What is asked: Quote all lines below exactly. Images stay out.

Material for this task:
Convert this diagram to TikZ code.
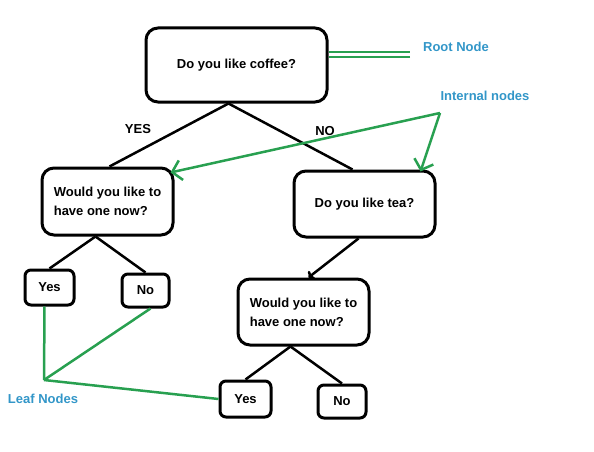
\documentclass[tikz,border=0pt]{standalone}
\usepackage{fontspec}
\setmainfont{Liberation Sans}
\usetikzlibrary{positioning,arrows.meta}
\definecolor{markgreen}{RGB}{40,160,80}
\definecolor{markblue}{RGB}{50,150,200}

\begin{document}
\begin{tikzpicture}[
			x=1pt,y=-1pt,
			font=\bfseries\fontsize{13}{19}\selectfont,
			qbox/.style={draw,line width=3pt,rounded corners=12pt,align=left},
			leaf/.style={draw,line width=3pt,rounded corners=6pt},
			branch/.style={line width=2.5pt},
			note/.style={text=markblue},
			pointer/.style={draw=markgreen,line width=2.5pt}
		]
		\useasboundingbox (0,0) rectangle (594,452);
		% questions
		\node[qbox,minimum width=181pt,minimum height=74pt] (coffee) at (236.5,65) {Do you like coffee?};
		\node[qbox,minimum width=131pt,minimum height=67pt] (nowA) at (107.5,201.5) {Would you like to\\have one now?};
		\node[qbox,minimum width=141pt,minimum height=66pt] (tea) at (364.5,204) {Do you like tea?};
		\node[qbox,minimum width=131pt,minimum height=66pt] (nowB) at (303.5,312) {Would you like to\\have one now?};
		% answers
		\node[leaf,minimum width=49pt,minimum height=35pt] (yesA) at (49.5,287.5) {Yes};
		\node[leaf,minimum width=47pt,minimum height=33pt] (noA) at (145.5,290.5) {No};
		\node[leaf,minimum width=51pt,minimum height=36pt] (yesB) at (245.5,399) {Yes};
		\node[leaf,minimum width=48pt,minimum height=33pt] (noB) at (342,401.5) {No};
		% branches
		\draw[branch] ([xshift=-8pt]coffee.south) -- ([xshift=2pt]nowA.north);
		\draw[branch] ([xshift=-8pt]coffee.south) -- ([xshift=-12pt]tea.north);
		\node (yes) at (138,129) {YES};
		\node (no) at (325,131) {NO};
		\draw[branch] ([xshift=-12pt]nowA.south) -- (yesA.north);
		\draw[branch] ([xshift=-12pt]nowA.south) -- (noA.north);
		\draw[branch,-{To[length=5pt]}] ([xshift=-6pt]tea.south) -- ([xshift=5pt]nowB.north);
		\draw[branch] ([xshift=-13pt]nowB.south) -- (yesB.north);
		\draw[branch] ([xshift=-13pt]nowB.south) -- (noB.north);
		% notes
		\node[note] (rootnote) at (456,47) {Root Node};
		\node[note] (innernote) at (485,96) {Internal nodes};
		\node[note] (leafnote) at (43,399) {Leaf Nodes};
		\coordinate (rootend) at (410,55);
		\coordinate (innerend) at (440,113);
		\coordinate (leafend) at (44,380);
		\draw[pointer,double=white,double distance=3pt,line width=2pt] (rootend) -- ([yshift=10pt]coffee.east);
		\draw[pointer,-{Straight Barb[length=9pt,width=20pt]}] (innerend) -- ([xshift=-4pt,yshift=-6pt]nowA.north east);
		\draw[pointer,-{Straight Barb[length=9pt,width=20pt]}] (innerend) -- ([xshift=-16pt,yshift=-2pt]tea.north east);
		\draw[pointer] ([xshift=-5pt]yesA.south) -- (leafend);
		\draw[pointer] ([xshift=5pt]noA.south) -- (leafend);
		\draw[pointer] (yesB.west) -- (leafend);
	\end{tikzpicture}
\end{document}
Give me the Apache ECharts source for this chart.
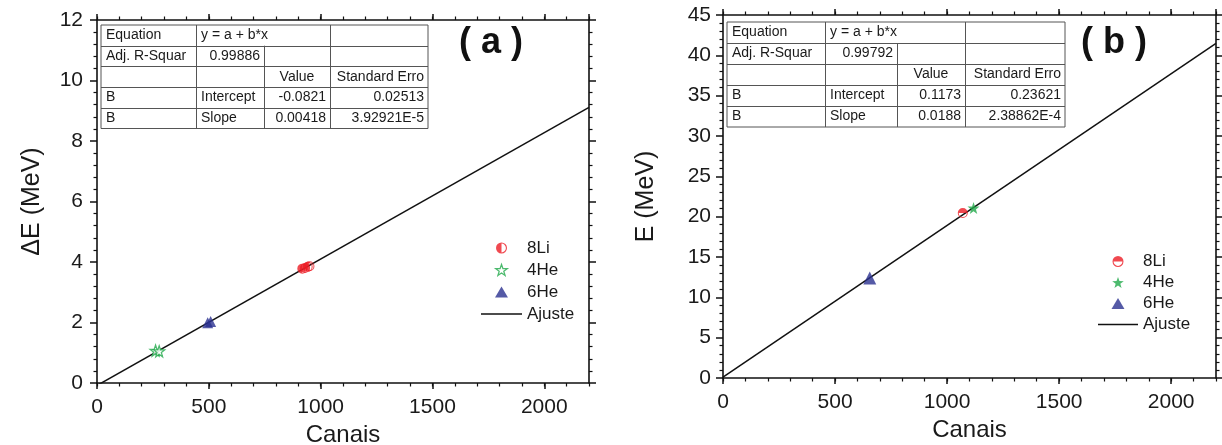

Correct result:
Convert this diagram to TikZ code.
\documentclass[tikz,border=0pt]{standalone}
\usepackage{fontspec}
\setmainfont{Liberation Sans}
\usetikzlibrary{positioning,arrows.meta}
\definecolor{markgreen}{RGB}{40,160,80}
\definecolor{markblue}{RGB}{50,150,200}

\begin{document}
\begin{tikzpicture}[
			x=1pt,y=-1pt,
			font=\bfseries\fontsize{13}{19}\selectfont,
			qbox/.style={draw,line width=3pt,rounded corners=12pt,align=left},
			leaf/.style={draw,line width=3pt,rounded corners=6pt},
			branch/.style={line width=2.5pt},
			note/.style={text=markblue},
			pointer/.style={draw=markgreen,line width=2.5pt}
		]
		\useasboundingbox (0,0) rectangle (594,452);
		% questions
		\node[qbox,minimum width=181pt,minimum height=74pt] (coffee) at (236.5,65) {Do you like coffee?};
		\node[qbox,minimum width=131pt,minimum height=67pt] (nowA) at (107.5,201.5) {Would you like to\\have one now?};
		\node[qbox,minimum width=141pt,minimum height=66pt] (tea) at (364.5,204) {Do you like tea?};
		\node[qbox,minimum width=131pt,minimum height=66pt] (nowB) at (303.5,312) {Would you like to\\have one now?};
		% answers
		\node[leaf,minimum width=49pt,minimum height=35pt] (yesA) at (49.5,287.5) {Yes};
		\node[leaf,minimum width=47pt,minimum height=33pt] (noA) at (145.5,290.5) {No};
		\node[leaf,minimum width=51pt,minimum height=36pt] (yesB) at (245.5,399) {Yes};
		\node[leaf,minimum width=48pt,minimum height=33pt] (noB) at (342,401.5) {No};
		% branches
		\draw[branch] ([xshift=-8pt]coffee.south) -- ([xshift=2pt]nowA.north);
		\draw[branch] ([xshift=-8pt]coffee.south) -- ([xshift=-12pt]tea.north);
		\node (yes) at (138,129) {YES};
		\node (no) at (325,131) {NO};
		\draw[branch] ([xshift=-12pt]nowA.south) -- (yesA.north);
		\draw[branch] ([xshift=-12pt]nowA.south) -- (noA.north);
		\draw[branch,-{To[length=5pt]}] ([xshift=-6pt]tea.south) -- ([xshift=5pt]nowB.north);
		\draw[branch] ([xshift=-13pt]nowB.south) -- (yesB.north);
		\draw[branch] ([xshift=-13pt]nowB.south) -- (noB.north);
		% notes
		\node[note] (rootnote) at (456,47) {Root Node};
		\node[note] (innernote) at (485,96) {Internal nodes};
		\node[note] (leafnote) at (43,399) {Leaf Nodes};
		\coordinate (rootend) at (410,55);
		\coordinate (innerend) at (440,113);
		\coordinate (leafend) at (44,380);
		\draw[pointer,double=white,double distance=3pt,line width=2pt] (rootend) -- ([yshift=10pt]coffee.east);
		\draw[pointer,-{Straight Barb[length=9pt,width=20pt]}] (innerend) -- ([xshift=-4pt,yshift=-6pt]nowA.north east);
		\draw[pointer,-{Straight Barb[length=9pt,width=20pt]}] (innerend) -- ([xshift=-16pt,yshift=-2pt]tea.north east);
		\draw[pointer] ([xshift=-5pt]yesA.south) -- (leafend);
		\draw[pointer] ([xshift=5pt]noA.south) -- (leafend);
		\draw[pointer] (yesB.west) -- (leafend);
	\end{tikzpicture}
\end{document}
Give me the Apache ECharts source for this chart.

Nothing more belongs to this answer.